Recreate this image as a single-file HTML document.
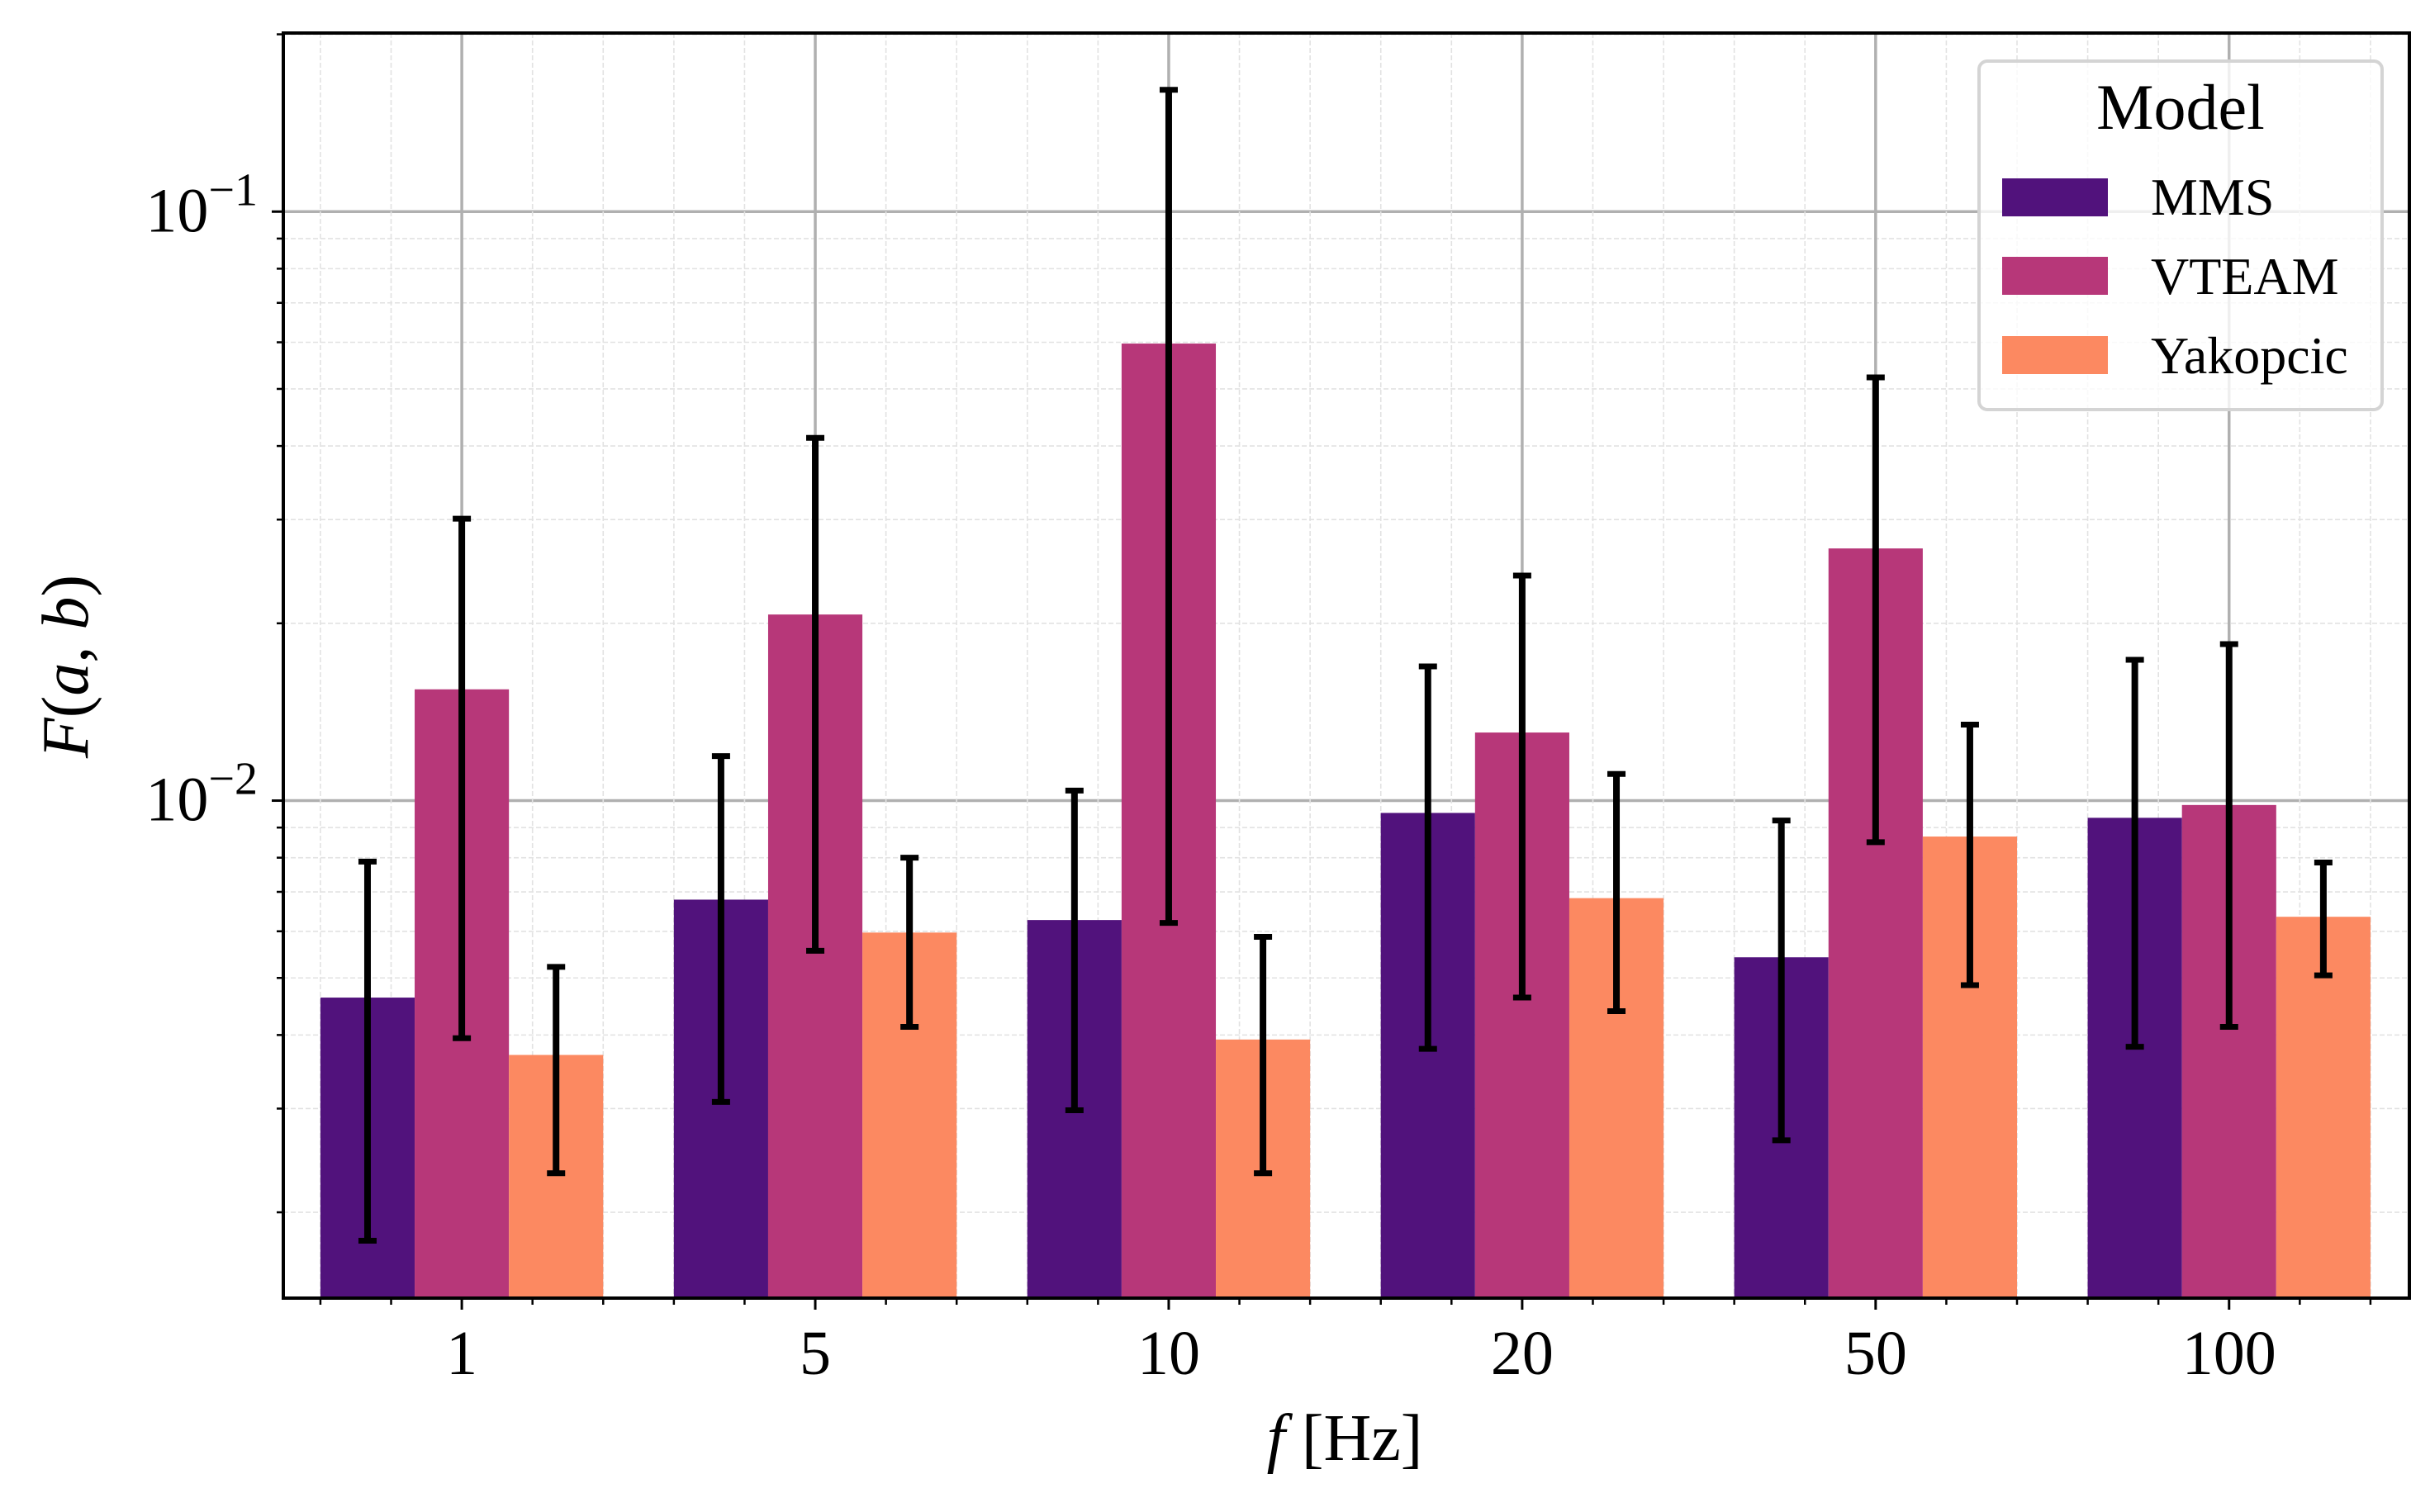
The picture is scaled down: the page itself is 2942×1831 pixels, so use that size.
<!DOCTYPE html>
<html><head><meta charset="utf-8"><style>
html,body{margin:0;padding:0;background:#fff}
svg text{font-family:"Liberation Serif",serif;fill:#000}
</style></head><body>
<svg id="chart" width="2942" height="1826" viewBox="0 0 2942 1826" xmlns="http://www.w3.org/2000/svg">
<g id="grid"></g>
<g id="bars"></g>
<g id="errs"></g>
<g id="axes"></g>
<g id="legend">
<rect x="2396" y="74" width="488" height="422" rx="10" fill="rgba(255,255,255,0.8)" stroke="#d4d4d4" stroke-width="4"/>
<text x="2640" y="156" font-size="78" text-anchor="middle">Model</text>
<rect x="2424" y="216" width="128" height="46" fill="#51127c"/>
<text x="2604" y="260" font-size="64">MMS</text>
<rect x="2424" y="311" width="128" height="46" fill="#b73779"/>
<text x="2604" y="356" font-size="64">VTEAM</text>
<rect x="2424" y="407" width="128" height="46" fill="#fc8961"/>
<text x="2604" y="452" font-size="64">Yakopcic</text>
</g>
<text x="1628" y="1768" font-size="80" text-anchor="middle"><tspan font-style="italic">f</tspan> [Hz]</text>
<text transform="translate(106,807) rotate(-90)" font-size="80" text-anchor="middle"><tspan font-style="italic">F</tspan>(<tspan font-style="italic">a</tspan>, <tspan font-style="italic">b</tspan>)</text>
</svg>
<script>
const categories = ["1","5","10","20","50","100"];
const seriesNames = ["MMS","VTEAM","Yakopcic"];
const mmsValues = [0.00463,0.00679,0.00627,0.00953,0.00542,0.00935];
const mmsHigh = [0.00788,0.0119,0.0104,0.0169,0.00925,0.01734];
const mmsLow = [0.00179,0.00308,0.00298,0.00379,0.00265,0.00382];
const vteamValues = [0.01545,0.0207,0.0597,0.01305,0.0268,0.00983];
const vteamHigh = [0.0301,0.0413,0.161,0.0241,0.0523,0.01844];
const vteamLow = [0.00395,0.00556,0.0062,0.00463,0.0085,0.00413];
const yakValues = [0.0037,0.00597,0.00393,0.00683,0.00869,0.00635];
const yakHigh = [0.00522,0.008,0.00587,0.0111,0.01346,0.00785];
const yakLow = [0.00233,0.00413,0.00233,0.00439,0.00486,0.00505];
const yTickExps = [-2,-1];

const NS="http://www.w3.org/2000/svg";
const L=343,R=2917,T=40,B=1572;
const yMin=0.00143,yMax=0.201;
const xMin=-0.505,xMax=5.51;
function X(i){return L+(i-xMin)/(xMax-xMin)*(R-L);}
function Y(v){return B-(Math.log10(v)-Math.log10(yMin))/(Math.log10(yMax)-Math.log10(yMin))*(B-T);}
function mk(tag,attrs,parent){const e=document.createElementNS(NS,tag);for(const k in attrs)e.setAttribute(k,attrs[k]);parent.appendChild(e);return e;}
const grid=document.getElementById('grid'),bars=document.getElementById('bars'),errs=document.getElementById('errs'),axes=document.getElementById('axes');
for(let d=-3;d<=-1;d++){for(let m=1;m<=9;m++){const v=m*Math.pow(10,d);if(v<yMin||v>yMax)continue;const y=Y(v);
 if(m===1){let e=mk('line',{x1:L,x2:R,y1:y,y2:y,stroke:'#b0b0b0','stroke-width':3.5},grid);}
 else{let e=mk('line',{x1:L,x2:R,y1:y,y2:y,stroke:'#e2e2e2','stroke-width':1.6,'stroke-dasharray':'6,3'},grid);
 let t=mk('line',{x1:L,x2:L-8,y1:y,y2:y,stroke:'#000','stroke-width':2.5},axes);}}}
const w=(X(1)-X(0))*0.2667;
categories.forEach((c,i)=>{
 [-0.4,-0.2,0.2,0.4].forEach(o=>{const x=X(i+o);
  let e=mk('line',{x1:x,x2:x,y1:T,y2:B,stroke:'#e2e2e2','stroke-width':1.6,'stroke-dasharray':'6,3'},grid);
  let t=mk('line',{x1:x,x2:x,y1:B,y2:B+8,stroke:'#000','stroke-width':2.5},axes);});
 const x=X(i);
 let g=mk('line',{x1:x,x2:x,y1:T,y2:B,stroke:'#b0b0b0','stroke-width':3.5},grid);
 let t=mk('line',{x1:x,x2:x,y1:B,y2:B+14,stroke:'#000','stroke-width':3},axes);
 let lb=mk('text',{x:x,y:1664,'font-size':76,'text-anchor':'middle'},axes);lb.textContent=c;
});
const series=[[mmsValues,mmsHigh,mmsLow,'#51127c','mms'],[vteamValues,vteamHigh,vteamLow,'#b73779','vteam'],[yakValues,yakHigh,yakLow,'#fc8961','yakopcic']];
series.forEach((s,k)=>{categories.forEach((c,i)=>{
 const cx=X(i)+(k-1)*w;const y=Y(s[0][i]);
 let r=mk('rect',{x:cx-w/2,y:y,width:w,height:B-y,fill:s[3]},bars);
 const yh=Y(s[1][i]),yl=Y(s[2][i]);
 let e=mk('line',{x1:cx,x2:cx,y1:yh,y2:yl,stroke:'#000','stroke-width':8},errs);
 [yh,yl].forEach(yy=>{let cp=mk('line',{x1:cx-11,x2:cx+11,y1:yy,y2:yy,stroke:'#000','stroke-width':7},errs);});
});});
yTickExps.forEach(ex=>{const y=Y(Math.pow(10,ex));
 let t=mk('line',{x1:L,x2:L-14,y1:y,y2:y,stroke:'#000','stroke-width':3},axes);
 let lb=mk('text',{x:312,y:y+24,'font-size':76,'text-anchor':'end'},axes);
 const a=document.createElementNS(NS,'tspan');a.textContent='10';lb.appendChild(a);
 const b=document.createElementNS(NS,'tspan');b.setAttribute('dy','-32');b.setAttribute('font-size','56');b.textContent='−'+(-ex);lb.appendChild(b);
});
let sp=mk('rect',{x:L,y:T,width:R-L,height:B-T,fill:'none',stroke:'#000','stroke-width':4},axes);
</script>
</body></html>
══════════
Output all of the data exactly as it stands, minus any images.

Recreate this image as a single-file HTML document.
The picture is scaled down: the page itself is 2942×1831 pixels, so use that size.
<!DOCTYPE html>
<html><head><meta charset="utf-8"><style>
html,body{margin:0;padding:0;background:#fff}
svg text{font-family:"Liberation Serif",serif;fill:#000}
</style></head><body>
<svg id="chart" width="2942" height="1826" viewBox="0 0 2942 1826" xmlns="http://www.w3.org/2000/svg">
<g id="grid"></g>
<g id="bars"></g>
<g id="errs"></g>
<g id="axes"></g>
<g id="legend">
<rect x="2396" y="74" width="488" height="422" rx="10" fill="rgba(255,255,255,0.8)" stroke="#d4d4d4" stroke-width="4"/>
<text x="2640" y="156" font-size="78" text-anchor="middle">Model</text>
<rect x="2424" y="216" width="128" height="46" fill="#51127c"/>
<text x="2604" y="260" font-size="64">MMS</text>
<rect x="2424" y="311" width="128" height="46" fill="#b73779"/>
<text x="2604" y="356" font-size="64">VTEAM</text>
<rect x="2424" y="407" width="128" height="46" fill="#fc8961"/>
<text x="2604" y="452" font-size="64">Yakopcic</text>
</g>
<text x="1628" y="1768" font-size="80" text-anchor="middle"><tspan font-style="italic">f</tspan> [Hz]</text>
<text transform="translate(106,807) rotate(-90)" font-size="80" text-anchor="middle"><tspan font-style="italic">F</tspan>(<tspan font-style="italic">a</tspan>, <tspan font-style="italic">b</tspan>)</text>
</svg>
<script>
const categories = ["1","5","10","20","50","100"];
const seriesNames = ["MMS","VTEAM","Yakopcic"];
const mmsValues = [0.00463,0.00679,0.00627,0.00953,0.00542,0.00935];
const mmsHigh = [0.00788,0.0119,0.0104,0.0169,0.00925,0.01734];
const mmsLow = [0.00179,0.00308,0.00298,0.00379,0.00265,0.00382];
const vteamValues = [0.01545,0.0207,0.0597,0.01305,0.0268,0.00983];
const vteamHigh = [0.0301,0.0413,0.161,0.0241,0.0523,0.01844];
const vteamLow = [0.00395,0.00556,0.0062,0.00463,0.0085,0.00413];
const yakValues = [0.0037,0.00597,0.00393,0.00683,0.00869,0.00635];
const yakHigh = [0.00522,0.008,0.00587,0.0111,0.01346,0.00785];
const yakLow = [0.00233,0.00413,0.00233,0.00439,0.00486,0.00505];
const yTickExps = [-2,-1];

const NS="http://www.w3.org/2000/svg";
const L=343,R=2917,T=40,B=1572;
const yMin=0.00143,yMax=0.201;
const xMin=-0.505,xMax=5.51;
function X(i){return L+(i-xMin)/(xMax-xMin)*(R-L);}
function Y(v){return B-(Math.log10(v)-Math.log10(yMin))/(Math.log10(yMax)-Math.log10(yMin))*(B-T);}
function mk(tag,attrs,parent){const e=document.createElementNS(NS,tag);for(const k in attrs)e.setAttribute(k,attrs[k]);parent.appendChild(e);return e;}
const grid=document.getElementById('grid'),bars=document.getElementById('bars'),errs=document.getElementById('errs'),axes=document.getElementById('axes');
for(let d=-3;d<=-1;d++){for(let m=1;m<=9;m++){const v=m*Math.pow(10,d);if(v<yMin||v>yMax)continue;const y=Y(v);
 if(m===1){let e=mk('line',{x1:L,x2:R,y1:y,y2:y,stroke:'#b0b0b0','stroke-width':3.5},grid);}
 else{let e=mk('line',{x1:L,x2:R,y1:y,y2:y,stroke:'#e2e2e2','stroke-width':1.6,'stroke-dasharray':'6,3'},grid);
 let t=mk('line',{x1:L,x2:L-8,y1:y,y2:y,stroke:'#000','stroke-width':2.5},axes);}}}
const w=(X(1)-X(0))*0.2667;
categories.forEach((c,i)=>{
 [-0.4,-0.2,0.2,0.4].forEach(o=>{const x=X(i+o);
  let e=mk('line',{x1:x,x2:x,y1:T,y2:B,stroke:'#e2e2e2','stroke-width':1.6,'stroke-dasharray':'6,3'},grid);
  let t=mk('line',{x1:x,x2:x,y1:B,y2:B+8,stroke:'#000','stroke-width':2.5},axes);});
 const x=X(i);
 let g=mk('line',{x1:x,x2:x,y1:T,y2:B,stroke:'#b0b0b0','stroke-width':3.5},grid);
 let t=mk('line',{x1:x,x2:x,y1:B,y2:B+14,stroke:'#000','stroke-width':3},axes);
 let lb=mk('text',{x:x,y:1664,'font-size':76,'text-anchor':'middle'},axes);lb.textContent=c;
});
const series=[[mmsValues,mmsHigh,mmsLow,'#51127c','mms'],[vteamValues,vteamHigh,vteamLow,'#b73779','vteam'],[yakValues,yakHigh,yakLow,'#fc8961','yakopcic']];
series.forEach((s,k)=>{categories.forEach((c,i)=>{
 const cx=X(i)+(k-1)*w;const y=Y(s[0][i]);
 let r=mk('rect',{x:cx-w/2,y:y,width:w,height:B-y,fill:s[3]},bars);
 const yh=Y(s[1][i]),yl=Y(s[2][i]);
 let e=mk('line',{x1:cx,x2:cx,y1:yh,y2:yl,stroke:'#000','stroke-width':8},errs);
 [yh,yl].forEach(yy=>{let cp=mk('line',{x1:cx-11,x2:cx+11,y1:yy,y2:yy,stroke:'#000','stroke-width':7},errs);});
});});
yTickExps.forEach(ex=>{const y=Y(Math.pow(10,ex));
 let t=mk('line',{x1:L,x2:L-14,y1:y,y2:y,stroke:'#000','stroke-width':3},axes);
 let lb=mk('text',{x:312,y:y+24,'font-size':76,'text-anchor':'end'},axes);
 const a=document.createElementNS(NS,'tspan');a.textContent='10';lb.appendChild(a);
 const b=document.createElementNS(NS,'tspan');b.setAttribute('dy','-32');b.setAttribute('font-size','56');b.textContent='−'+(-ex);lb.appendChild(b);
});
let sp=mk('rect',{x:L,y:T,width:R-L,height:B-T,fill:'none',stroke:'#000','stroke-width':4},axes);
</script>
</body></html>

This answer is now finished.